Ms McClure said while she was chair the expansion to Hawley School took place. She started her path to working as the school board’s chair by being PTA Council President; she was on the Legislative Council for three terms, and at that point the last high school expansion was being looked into. Ms McClure said she and her family moved to Geneva for a few years, before coming back roughly three years later. Her family first moved to Newtown in 1982, left in 1992 and moved back from Geneva in 1995.

She said she served on the board of the Family Counseling Center for a couple years, and had always served on the Republican Town Committee.

“While I was here I had worked on the Space Study Committee, to study what could be done with the problems we were having with too many kids in the elementary schools, and the overcrowding in the middle school,” she said. “We worked as a town to reach a consensus on the best way to solve the problem, and the five-six school came out of it. Then I ended up on the board for the construction of the five-six school, Reed School.”

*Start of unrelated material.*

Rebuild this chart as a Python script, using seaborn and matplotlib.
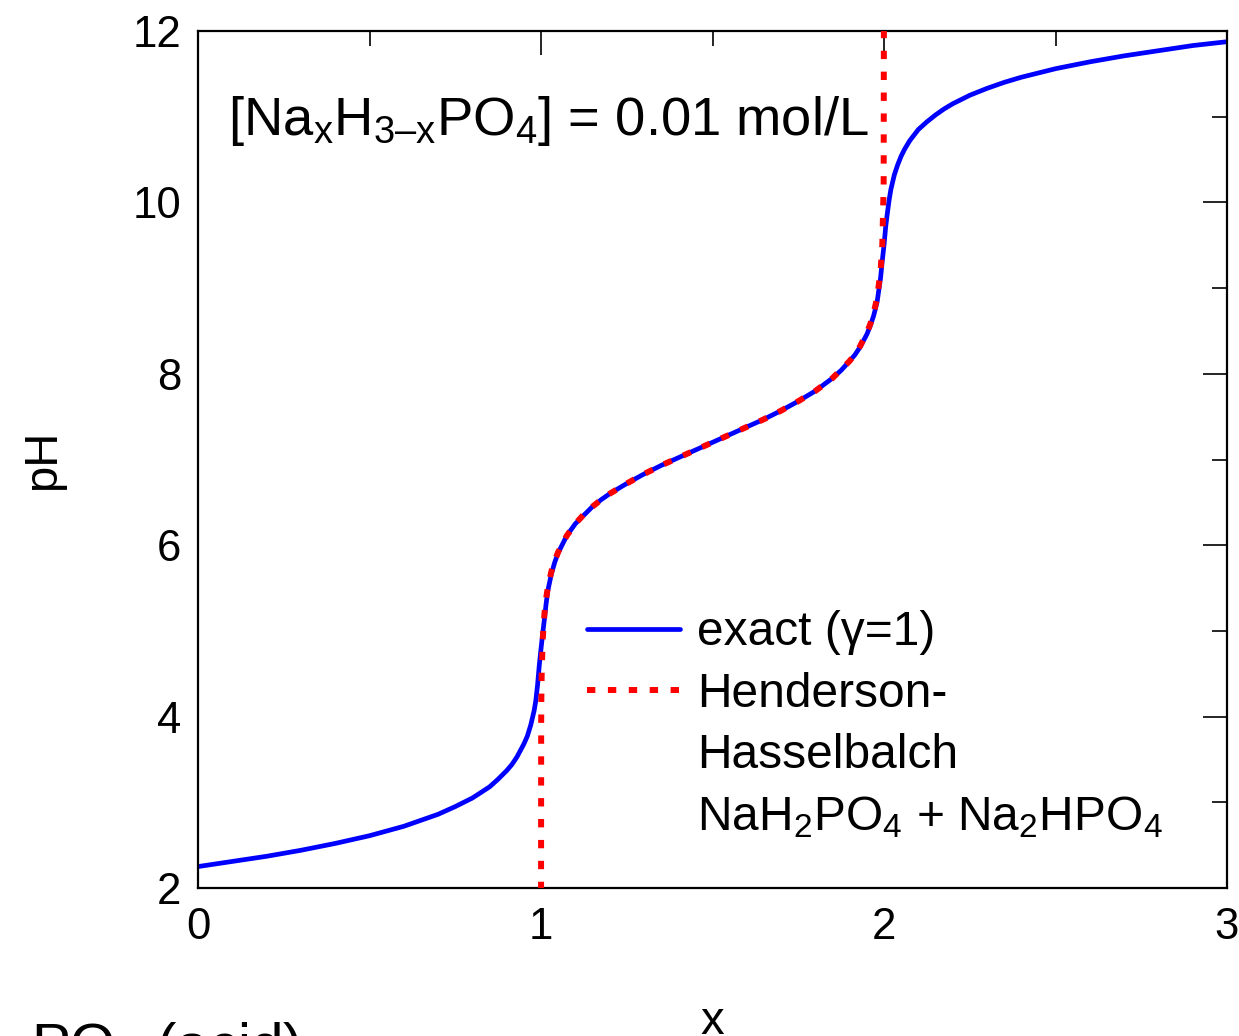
import numpy as np
import matplotlib
matplotlib.use("Agg")
import matplotlib.pyplot as plt
from matplotlib.lines import Line2D
from matplotlib.ticker import MultipleLocator
import seaborn as sns

# exact titration curve (x = Na per PO4)
ExactX = [0.00, 0.10, 0.20, 0.30, 0.40, 0.50, 0.60, 0.70, 0.75, 0.80, 0.85, 0.875,
          0.90, 0.915, 0.93, 0.95, 0.96, 0.97, 0.98, 0.985, 0.99, 0.995, 1.00, 1.005,
          1.01, 1.015, 1.02, 1.03, 1.04, 1.05, 1.075, 1.10, 1.125, 1.15, 1.175, 1.20,
          1.25, 1.30, 1.35, 1.40, 1.45, 1.50, 1.55, 1.60, 1.65, 1.70, 1.75, 1.80,
          1.85, 1.875, 1.90, 1.915, 1.93, 1.95, 1.96, 1.97, 1.98, 1.99, 1.995, 2.00,
          2.005, 2.0075, 2.01, 2.015, 2.02, 2.03, 2.04, 2.05, 2.06, 2.075, 2.10, 2.125,
          2.15, 2.175, 2.20, 2.25, 2.30, 2.35, 2.40, 2.45, 2.50, 2.60, 2.70, 2.80,
          2.90, 3.00]
ExactPH = [2.25, 2.31, 2.37, 2.44, 2.52, 2.61, 2.72, 2.86, 2.95, 3.05, 3.18, 3.27,
           3.37, 3.44, 3.53, 3.68, 3.77, 3.90, 4.07, 4.19, 4.37, 4.60, 4.79, 4.97,
           5.14, 5.32, 5.47, 5.66, 5.80, 5.91, 6.11, 6.25, 6.35, 6.45, 6.53, 6.60,
           6.72, 6.83, 6.93, 7.02, 7.11, 7.20, 7.29, 7.38, 7.47, 7.57, 7.68, 7.80,
           7.95, 8.04, 8.15, 8.22, 8.31, 8.46, 8.56, 8.68, 8.84, 9.12, 9.32, 9.50,
           9.72, 9.80, 9.88, 10.03, 10.15, 10.32, 10.44, 10.54, 10.62, 10.72, 10.85, 10.94,
           11.02, 11.09, 11.15, 11.25, 11.33, 11.40, 11.46, 11.51, 11.56, 11.64, 11.71, 11.77,
           11.83, 11.875]

# Henderson-Hasselbalch buffer curve (NaH2PO4 + Na2HPO4), runs off both ends
HHX = [1.000, 1.0005, 1.001, 1.002, 1.005, 1.01, 1.015, 1.02, 1.03, 1.04, 1.05, 1.075,
       1.10, 1.125, 1.15, 1.175, 1.20, 1.25, 1.30, 1.35, 1.40, 1.45, 1.50, 1.55,
       1.60, 1.65, 1.70, 1.75, 1.80, 1.85, 1.875, 1.90, 1.915, 1.93, 1.95, 1.96,
       1.97, 1.98, 1.99, 1.995, 1.999, 2.000]
HHPH = [1.00, 3.90, 4.20, 4.50, 4.90, 5.20, 5.38, 5.51, 5.69, 5.82, 5.92, 6.11,
        6.25, 6.36, 6.45, 6.53, 6.60, 6.72, 6.83, 6.93, 7.02, 7.11, 7.20, 7.29,
        7.38, 7.47, 7.57, 7.68, 7.80, 7.95, 8.05, 8.15, 8.23, 8.32, 8.48, 8.58,
        8.71, 8.89, 9.20, 9.50, 10.20, 13.00]

XTicks = [0, 1, 2, 3]
YTicks = [2, 4, 6, 8, 10, 12]

sns.set_style("white")
plt.rcParams["font.family"] = ["Liberation Sans", "DejaVu Sans"]
plt.rcParams["mathtext.fontset"] = "custom"
plt.rcParams["mathtext.rm"] = "Liberation Sans"
plt.rcParams["mathtext.it"] = "Liberation Sans:italic"
plt.rcParams["mathtext.bf"] = "Liberation Sans:bold"
for k in ("text.color", "axes.labelcolor", "xtick.color", "ytick.color"):
    plt.rcParams[k] = "black"

fig = plt.figure(figsize=(12.39, 10.36), dpi=100)
ax = fig.add_axes([198/1239, 148/1036, 1029/1239, 857/1036])

sns.lineplot(x=ExactX, y=ExactPH, ax=ax, color="#0000ff", lw=3.4, sort=False,
             estimator=None, legend=False, zorder=2)
sns.lineplot(x=HHX, y=HHPH, ax=ax, color="#ff0000", lw=4.3, sort=False,
             estimator=None, legend=False, zorder=3)
ax.lines[1].set_dashes((1.4, 2.1))
ax.lines[1].set_dash_capstyle("butt")

ax.set_xlim(0, 3)
ax.set_ylim(2, 12)
ax.set_xticks(XTicks)
ax.set_yticks(YTicks)
ax.xaxis.set_minor_locator(MultipleLocator(0.5))
ax.yaxis.set_minor_locator(MultipleLocator(1))
ax.tick_params(which="both", direction="in", top=True, right=True, width=1.2,
               color="black", labelsize=31.5)
ax.tick_params(which="major", length=17)
ax.tick_params(which="minor", length=11)
ax.tick_params(axis="x", pad=14)
ax.tick_params(axis="y", pad=12)
for s in ax.spines.values():
    s.set_color("black")
    s.set_linewidth(1.6)

ax.set_xlabel("x", fontsize=34)
ax.xaxis.label.set_va("baseline")
ax.xaxis.set_label_coords(0.5, -0.1704)
ax.set_ylabel("pH", fontsize=34)
ax.yaxis.label.set_va("center")
ax.yaxis.set_label_coords(-0.1506, 0.5)

ax.text(0.029, 0.8786, "[Na$\\mathregular{_x}$H$\\mathregular{_{3\u2013x}}$PO$\\mathregular{_4}$] = 0.01 mol/L",
        transform=ax.transAxes, fontsize=39.2, va="baseline")

Blank = Line2D([], [], alpha=0)
Handles = [ax.lines[0], ax.lines[1], Blank, Blank]
Labels = ["exact (\u03b3=1)", "Henderson-", "Hasselbalch",
          r"NaH$\mathregular{_2}$PO$\mathregular{_4}$ + Na$\mathregular{_2}$HPO$\mathregular{_4}$"]
ax.legend(Handles, Labels, loc="upper left", bbox_to_anchor=(0.378, 0.324),
          frameon=False, fontsize=34.5, handlelength=1.94, handletextpad=0.36,
          labelspacing=0.34, borderpad=0, borderaxespad=0)

fig.text(-44/1239, -28/1036, r"H$\mathregular{_3}\,$PO$\mathregular{_4}$ (acid)",
         fontsize=42, va="baseline")

fig.savefig("out.png", dpi=100)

When she first started on the school board, she had the chance to take a walk-through of the then new edition to the high school. Just a few months before the end of her time as Board of Education chair, in May, Ms McClure was among the group who shoveled dirt and broke group for the current addition to the high school.

“Newtown is a great town. If they see the need, they support these construction projects when the overcrowding reaches a level that merits it,” she said.

“With the high school we worked through so many plans,” said Ms McClure. Before the configurations for the high school expansion could be negotiated, Ms McClure said another consensus as a town had to be made. Options were explored, like building two different high schools, having an academy, and building a new high school and moving the middle school to the high school.

“Each of these times before you do a project, except for the Hawley project, that was pretty simple, you have to work with the town and the boards to try and reach consensus,” said Ms McClure. “And I would like to think that is something I have been able to do well, to try to get a consensus and listen before we take action.”

Looking forward for the school board, Ms McClure is excited with the completion of the Strategic Plan. She also said strong people, like Newtown High School Principal Charles Dumais and Superintendent of Schools Janet Robinson, are in place.

“Seeing the parts of a strategic plan start to come to fruition, I think that is great for a school system,” she said. The 21st Century skills discussed during the Strategic Plan, she said, can be seen with Newtown High School exchange teacher Ding Hong now working at the school.

Many, many PTA meetings later since she first began her time on the school board, Ms McClure now says she was lucky for inheriting an excellent school system, and just kept working with the board to improve it.

“I was around for when the Blue Ribbon Award was given to the high school, and when Sandy Hook School got its Vanguard Award,” said Ms McClure. “I have been through two high school accreditations. I think the cool part about Newtown, and I have said it before, is there is a great spirit going on. You go to the schools after hours and you still have people working. You have a superintendent and an assistant superintendent who both work after hours. When the Board of Ed asks for volunteers, they all volunteer. It is just a town that is willing to work hard.”

“I think all of that helps Newtown to stay and keep getting better as an excellent school system,” she said.